Otro argumento importante a favor de la hipótesis es que el criterio que va en gusto individual, o que va incluso en argumentos individuales, se mantiene individual y no problematiza las prácticas de consumo como prácticas de relacionamiento. Esto es, despolitiza tanto la configuración del deseo como la configuración del límite; así, por ejemplo, en lugar de consumir tomates, alguno puede cultivarlos en su balcón, sintiéndose así productor exento del consumo. Quizás un conjunto social dedicado a las huertas barriales o que lleve una vida campesina, problematiza la cuestión planteando la soberanía alimentaria. El cultivo individual del tomate en el balcón queda, diría yo, en el plano del criterio individual; el cultivo de tomate al modo campesino como forma de soberanía alimentaria, politiza y sustrae al mercado la cuestión del cultivo. De manera tal de que no se deja de ser consumidor por acceder un poco menos al mercado sino que depende más de una política de la subjetividad que apunte a un relacionamiento, que no fluya por vías mercantiles. (El modo campesino no queda, aclarémoslo, totalmente exento del mercado, porque necesita vender los tomates o comprar algunos insumos y herramientas y a veces recibir algún subsidio del Estado; si politiza es porque convierte la producción en un asunto común y no en algo que va en gusto individual.)

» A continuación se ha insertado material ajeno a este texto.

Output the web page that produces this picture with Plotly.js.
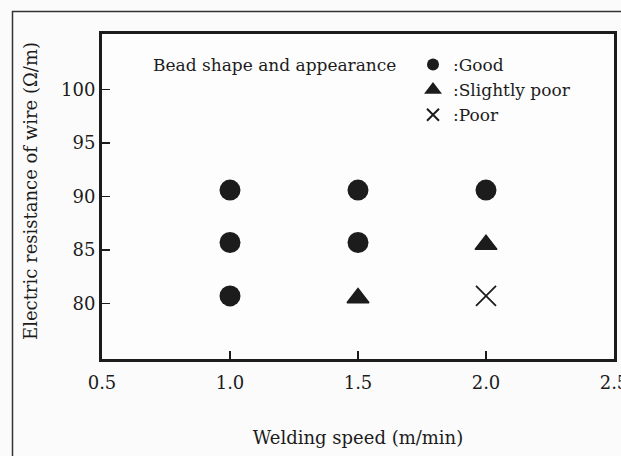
<!DOCTYPE html>
<html>
<head>
<meta charset="utf-8">
<script src="https://cdn.plot.ly/plotly-3.0.1.min.js"></script>
<style>html,body{margin:0;padding:0;background:#fbfbfb;}#chart{width:621px;height:456px;}</style>
</head>
<body>
<div id="chart"></div>
<script>
// Data
const goodSpeed = [1.0, 1.0, 1.0, 1.5, 1.5, 2.0];
const goodResistance = [90.6, 85.7, 80.7, 90.6, 85.7, 90.6];
const slightSpeed = [1.5, 2.0];
const slightResistance = [80.5, 85.5];
const poorSpeed = [2.0];
const poorResistance = [80.7];
const xTickVals = [0.5, 1.0, 1.5, 2.0, 2.5];
const xTickText = ["0.5", "1.0", "1.5", "2.0", "2.5"];
const yTickVals = [80, 85, 90, 95, 100];
const yTickText = ["80", "85", "90", "95", "100"];
const xTitle = 'Welding speed (m/min)';
const yTitle = 'Electric resistance of wire (\u03a9/m)';
const legendHeading = 'Bead shape and appearance';

const ink = '#1c1c1c';
const serif = 'DejaVu Serif, serif';

const traces = [
  {x: goodSpeed, y: goodResistance, type: 'scatter', mode: 'markers', name: ':Good',
   marker: {symbol: 'circle', size: 21, color: ink}},
  {x: slightSpeed, y: slightResistance, type: 'scatter', mode: 'markers', name: ':Slightly poor',
   marker: {symbol: 'triangle-up', size: 19, color: ink, line: {color: ink, width: 1.5}}},
  {x: poorSpeed, y: poorResistance, type: 'scatter', mode: 'markers', name: ':Poor',
   marker: {symbol: 'x-thin-open', size: 20, color: ink, line: {color: ink, width: 1.8}}}
];

const layout = {
  width: 621, height: 456,
  margin: {l: 102, r: 7, t: 34, b: 97},
  paper_bgcolor: '#fbfbfb', plot_bgcolor: '#fdfdfd',
  font: {family: serif, color: ink, size: 18},
  showlegend: true,
  legend: {x: (413 - 102) / 512, xanchor: 'left', y: 1 - (47 - 34) / 325, yanchor: 'top',
           bgcolor: 'rgba(0,0,0,0)', borderwidth: 0, itemsizing: 'constant',
           font: {family: serif, size: 17, color: ink}, tracegroupgap: 0},
  xaxis: {range: [0.5, 2.5], tickvals: xTickVals, ticktext: xTickText, ticks: 'inside', ticklen: 8,
          tickwidth: 1.5, tickcolor: ink, showline: true, mirror: true, linewidth: 3, linecolor: ink,
          showgrid: false, zeroline: false, ticklabeloverflow: 'allow', ticklabelstandoff: 5,
          tickfont: {family: serif, size: 18, color: ink},
          title: {text: xTitle, font: {family: serif, size: 18, color: ink}, standoff: 40}},
  yaxis: {range: [74.8, 105.2], tickvals: yTickVals, ticktext: yTickText, ticks: 'inside', ticklen: 8,
          tickwidth: 1.5, tickcolor: ink, showline: true, mirror: true, linewidth: 3, linecolor: ink,
          showgrid: false, zeroline: false, ticksuffix: '\u2002\u2009',
          tickfont: {family: serif, size: 18, color: ink}},
  annotations: [
    {text: legendHeading, xref: 'paper', yref: 'paper',
     x: (151 - 102) / 512, xanchor: 'left', y: 1 - (65 - 34) / 325, yanchor: 'middle',
     showarrow: false, font: {family: serif, size: 17, color: ink}},
    {text: yTitle, xref: 'paper', yref: 'paper', textangle: -90,
     x: (30 - 102) / 512, xanchor: 'center', y: 1 - (191 - 34) / 325, yanchor: 'middle',
     showarrow: false, font: {family: serif, size: 18, color: ink}}
  ],
  shapes: [
    {type: 'rect', xref: 'paper', yref: 'paper', x0: (12.5 - 102) / 512, x1: 1.5,
     y0: -0.6, y1: 1 + (34 - 11.5) / 325, line: {color: '#333', width: 1.5}, layer: 'below'}
  ]
};

Plotly.newPlot('chart', traces, layout, {displayModeBar: false, staticPlot: true});
</script>
</body>
</html>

Por uno u otro argumento, o por ambos más bien, llegamos a la idea de que el criterio individual del límite al nivel del consumo es una coartada del bienestar en la cultura. Y que la misma práctica de la coartada nos introduce al bienestar en la cultura, nos mantiene dentro de él: es una operación del dispositivo.
Quiero decir como acotación final que también puede ocurrir que haya algunes activistas que problematizan, que contribuyen mucho a la formación de colectivos y a la expansión de una potencia que abra por caminos que no sean los del mainstream, pero que son de comprar artículos que alguno podría llamar suntuarios. Estoy pensando en uno que como anda en moto compra anteojos Mormaii, una de marca de surfers bien cara, pero dice que así se cuida la vista. La salida de los automatismos mercantiles del consumo no pasa por restringir la cantidad de dinero que sale de la billetera.
¿Cómo ver la continuidad y la posibilidad de pasaje que puede haber entre ese límite del albedrío individual al consumo a la problematización colectiva? Son cuestiones que no se pueden recetar ni predecir, que hay que leer en las prácticas, si ocurren, cuando ocurran.